Crafting better conditions for the next generation of farmers
Given the urgency of the situation, and with the next farm bill process well underway, it’s time to take more action. Fortunately, several ideas for improving support for new farmers are already on the table, encapsulated in two bipartisan bills that could be folded into the 2018 farm bill (both of which have been applauded by the National Young Farmers Coalition).
- First, the Beginning Farmer and Rancher Opportunity Act of 2017 (H.R.4316, introduced by Representatives Tim Walz (D-MN) and Jeff Fortenberry (R-NE)), which tackles obstacles for the next generation of aspiring and retiring farmers in a variety of ways. These include continuing to improve access to land, skill-building opportunities, capital, crop insurance, and strategies to conserve natural resources and develop farm resilience for years to come. Among other things, this bill would ensure permanent support for the Beginning Farmer and Rancher Development Program, expand the flagship USDA public research program to incentivize new studies on barriers and opportunities for new farmers, and increase access to key conservation programs such as the Environmental Quality Incentives Program and the Conservation Stewardship Program.
- Second, the Young and Beginning Farmers Act (H.R.4201, introduced by Representatives Sean Patrick Maloney (D-NY) and Ryan Costello (R-PA)), which also works to improve conditions for new farmers focusing on land access, the need for more training and business opportunities, and barriers that keep farmers from available federal resources. For example, this bill would also ensure the future of the Beginning Farmer and Rancher Development Program and address land-access issues. In addition, it would modernize programs and service platforms, and would make it possible for new farmers pre-qualify for loans, all of which could give these entrepreneurs a better shot at success.

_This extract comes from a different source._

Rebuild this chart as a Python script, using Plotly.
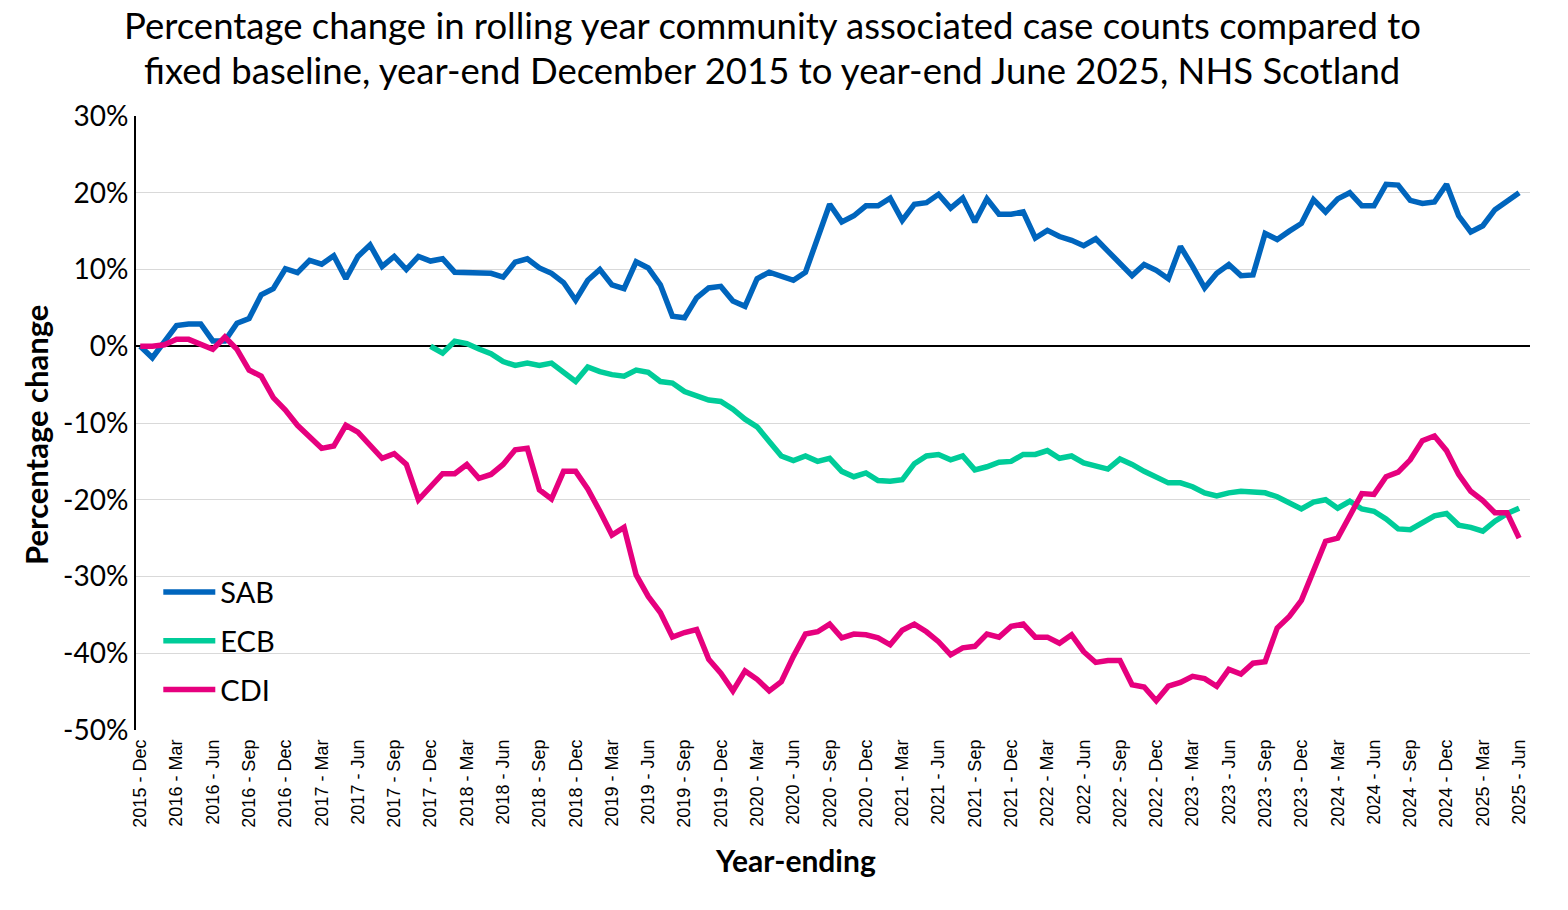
import plotly.graph_objects as go

months = [f"{y} - {m}" for y in range(2015, 2026)
          for m in ["Jan", "Feb", "Mar", "Apr", "May", "Jun", "Jul", "Aug", "Sep", "Oct", "Nov", "Dec"]]
months = months[11:11 + 115]

tick_labels = ["2015 - Dec", "2016 - Mar", "2016 - Jun", "2016 - Sep", "2016 - Dec",
               "2017 - Mar", "2017 - Jun", "2017 - Sep", "2017 - Dec",
               "2018 - Mar", "2018 - Jun", "2018 - Sep", "2018 - Dec",
               "2019 - Mar", "2019 - Jun", "2019 - Sep", "2019 - Dec",
               "2020 - Mar", "2020 - Jun", "2020 - Sep", "2020 - Dec",
               "2021 - Mar", "2021 - Jun", "2021 - Sep", "2021 - Dec",
               "2022 - Mar", "2022 - Jun", "2022 - Sep", "2022 - Dec",
               "2023 - Mar", "2023 - Jun", "2023 - Sep", "2023 - Dec",
               "2024 - Mar", "2024 - Jun", "2024 - Sep", "2024 - Dec",
               "2025 - Mar", "2025 - Jun"]

y_tick_vals = [30, 20, 10, 0, -10, -20, -30, -40, -50]
y_tick_text = ["30%", "20%", "10%", "0%", "-10%", "-20%", "-30%", "-40%", "-50%"]

SAB = [0.0, -1.5, 0.6, 2.7, 2.9, 2.9, 0.7, 0.7, 3.0, 3.6,
       6.7, 7.5, 10.1, 9.6, 11.2, 10.7, 11.8, 8.8, 11.7, 13.2,
       10.4, 11.7, 10.0, 11.7, 11.1, 11.4, 9.65, 9.65, 9.65, 9.5,
       9.0, 10.96, 11.4, 10.2, 9.5, 8.3, 6.0, 8.6, 10.0, 8.0,
       7.5, 11.0, 10.2, 8.0, 3.9, 3.7, 6.3, 7.6, 7.8, 5.9,
       5.2, 8.8, 9.65, 9.2, 8.6, 9.65, 13.9, 18.5, 16.2, 17.0,
       18.3, 18.3, 19.3, 16.4, 18.5, 18.7, 19.8, 18.0, 19.3, 16.2,
       19.2, 17.2, 17.2, 17.5, 14.1, 15.1, 14.3, 13.8, 13.1, 14.0,
       12.4, 10.8, 9.2, 10.65, 9.9, 8.8, 13.0, 10.4, 7.6, 9.5,
       10.65, 9.2, 9.3, 14.7, 13.9, 15.0, 16.0, 19.1, 17.5, 19.2,
       20.0, 18.3, 18.3, 21.1, 21.0, 19.0, 18.6, 18.8, 21.1, 17.0,
       14.9, 15.7, 17.8, 18.9, 20.0]

ECB = [None] * 24 + [
       0.0, -0.9, 0.65, 0.35, -0.35, -0.96, -2.0, -2.5, -2.2, -2.5,
       -2.2, -3.5, -4.6, -2.7, -3.3, -3.7, -3.9, -3.1, -3.4, -4.6,
       -4.8, -5.9, -6.4, -7.0, -7.2, -8.2, -9.5, -10.5, -12.4, -14.3,
       -14.9, -14.3, -15.0, -14.6, -16.3, -17.0, -16.5, -17.5, -17.6, -17.4,
       -15.3, -14.3, -14.1, -14.8, -14.3, -16.1, -15.7, -15.1, -15.0, -14.1,
       -14.1, -13.6, -14.6, -14.3, -15.2, -15.6, -16.0, -14.7, -15.4, -16.3,
       -17.0, -17.8, -17.8, -18.3, -19.1, -19.5, -19.1, -18.9, -19.0, -19.1,
       -19.6, -20.5, -21.2, -20.3, -20.0, -21.1, -20.2, -21.2, -21.5, -22.5,
       -23.8, -23.9, -23.0, -22.1, -21.8, -23.3, -23.6, -24.1, -22.8, -21.8,
       -21.1]

CDI = [0.0, 0.0, 0.2, 0.9, 0.9, 0.3, -0.4, 1.2, -0.4, -3.1,
       -3.9, -6.7, -8.3, -10.3, -11.8, -13.3, -13.0, -10.3, -11.2, -13.0,
       -14.6, -14.0, -15.4, -20.0, -18.3, -16.6, -16.6, -15.4, -17.2, -16.7,
       -15.4, -13.5, -13.3, -18.7, -19.9, -16.3, -16.3, -18.6, -21.5, -24.6,
       -23.6, -29.8, -32.6, -34.7, -37.9, -37.3, -36.9, -40.8, -42.6, -44.9,
       -42.3, -43.4, -44.9, -43.7, -40.4, -37.5, -37.2, -36.2, -38.0, -37.5,
       -37.6, -38.0, -38.9, -37.0, -36.2, -37.2, -38.5, -40.2, -39.3, -39.1,
       -37.5, -37.9, -36.5, -36.2, -37.9, -37.9, -38.7, -37.6, -39.8, -41.2,
       -40.96, -40.96, -44.1, -44.4, -46.2, -44.3, -43.8, -43.0, -43.3, -44.3,
       -42.1, -42.7, -41.3, -41.1, -36.7, -35.2, -33.1, -29.2, -25.4, -25.0,
       -22.2, -19.2, -19.3, -17.0, -16.4, -14.8, -12.3, -11.7, -13.6, -16.7,
       -18.9, -20.1, -21.7, -21.7, -25.0]

title_lines = ["Percentage change in rolling year community associated case counts compared to",
               "fixed baseline, year-end December 2015 to year-end June 2025, NHS Scotland"]

series = [("SAB", SAB, "#0065BD"), ("ECB", ECB, "#00CC99"), ("CDI", CDI, "#E6007E")]

x_idx = list(range(len(months)))
fig = go.Figure()
for name, vals, col in series:
    fig.add_trace(go.Scatter(
        x=x_idx, y=vals, mode="lines", name=name, legendgroup=name,
        line=dict(color=col, width=5.5), customdata=months,
        hovertemplate="%{customdata}: %{y:.1f}%<extra>" + name + "</extra>",
        connectgaps=False))

L, R, T, B = 136, 38, 116, 180
PW, PH = 1568 - L - R, 910 - T - B


def px(xp):
    return (xp - L) / PW


def py(yp):
    return (910 - B - yp) / PH


annotations = [
    dict(text=title_lines[0], showarrow=False, xref="paper", yref="paper",
         x=px(772), y=py(25), xanchor="center", yanchor="middle",
         font=dict(family="Lato", size=36.5, color="black")),
    dict(text=title_lines[1], showarrow=False, xref="paper", yref="paper",
         x=px(772), y=py(70), xanchor="center", yanchor="middle",
         font=dict(family="Lato", size=36.5, color="black")),
    dict(text="<b>Percentage change</b>", textangle=-90, showarrow=False,
         xref="paper", yref="paper", x=px(36), y=py(435),
         xanchor="center", yanchor="middle", font=dict(family="Lato", size=31, color="black")),
    dict(text="<b>Year-ending</b>", showarrow=False,
         xref="paper", yref="paper", x=px(795), y=py(860),
         xanchor="center", yanchor="middle", font=dict(family="Lato", size=30, color="black")),
]

fig.update_layout(
    width=1568, height=910,
    margin=dict(l=L, r=R, t=T, b=B),
    paper_bgcolor="white", plot_bgcolor="white",
    font=dict(family="Lato", color="black"),
    xaxis=dict(range=[-0.35, 114.9], tickmode="array",
               tickvals=[i for i in x_idx if i % 3 == 0], ticktext=tick_labels,
               tickangle=-90, tickfont=dict(family="Liberation Sans", size=18, color="black"),
               ticklabelstandoff=5,
               showgrid=False, zeroline=False, showline=False, ticks=""),
    yaxis=dict(range=[-50, 30], tickmode="array", tickvals=y_tick_vals, ticktext=y_tick_text,
               tickfont=dict(family="Lato", size=28, color="black"),
               showgrid=True, gridcolor="#d9d9d9", gridwidth=1,
               zeroline=True, zerolinecolor="black", zerolinewidth=2,
               showline=True, linecolor="black", linewidth=2, ticks=""),
    showlegend=True,
    legend=dict(x=0.016, y=0.266, xanchor="left", yanchor="top",
                font=dict(family="Lato", size=29, color="black"),
                bgcolor="rgba(0,0,0,0)", traceorder="grouped", tracegroupgap=8,
                itemwidth=52),
    annotations=annotations,
)

fig.write_html("out.html")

And there’s more good news. Because as we wait for the next farm bill, advocates for young farmers are also busy finding other ways to break barriers. For instance, the bipartisan Young Farmer Success Act (H.R. 1060) aims to amend the Higher Education Act of 1965 to include farmers in the Public Service Loan Forgiveness program, which would forgive student loans for farmers after 10 years of income-based payments.
And there’s progress at the state level, too. Young farmers in Minnesota recently celebrated a major win: a new tax credit law that will help get more farmland in their hands in years to come, and that attention from both state and national leaders. In Colorado (where the average age of farmers is 59) there was recently good news about a bill that will help farmers get started by investing in agricultural apprenticeships. And with an amazing group of new farmers in this region busy paving the way for the next generation, there’s surely more on the way (for a little dose of inspiration, treat yourself to a few minutes watching this beautiful short film based on the award-winning documentary, “How We Grow”):
Hopefully, these steps and stories are motivating leaders at all scales, and in all states, to support those who are ready to take up this challenge. After all, the future of our food system depends on it.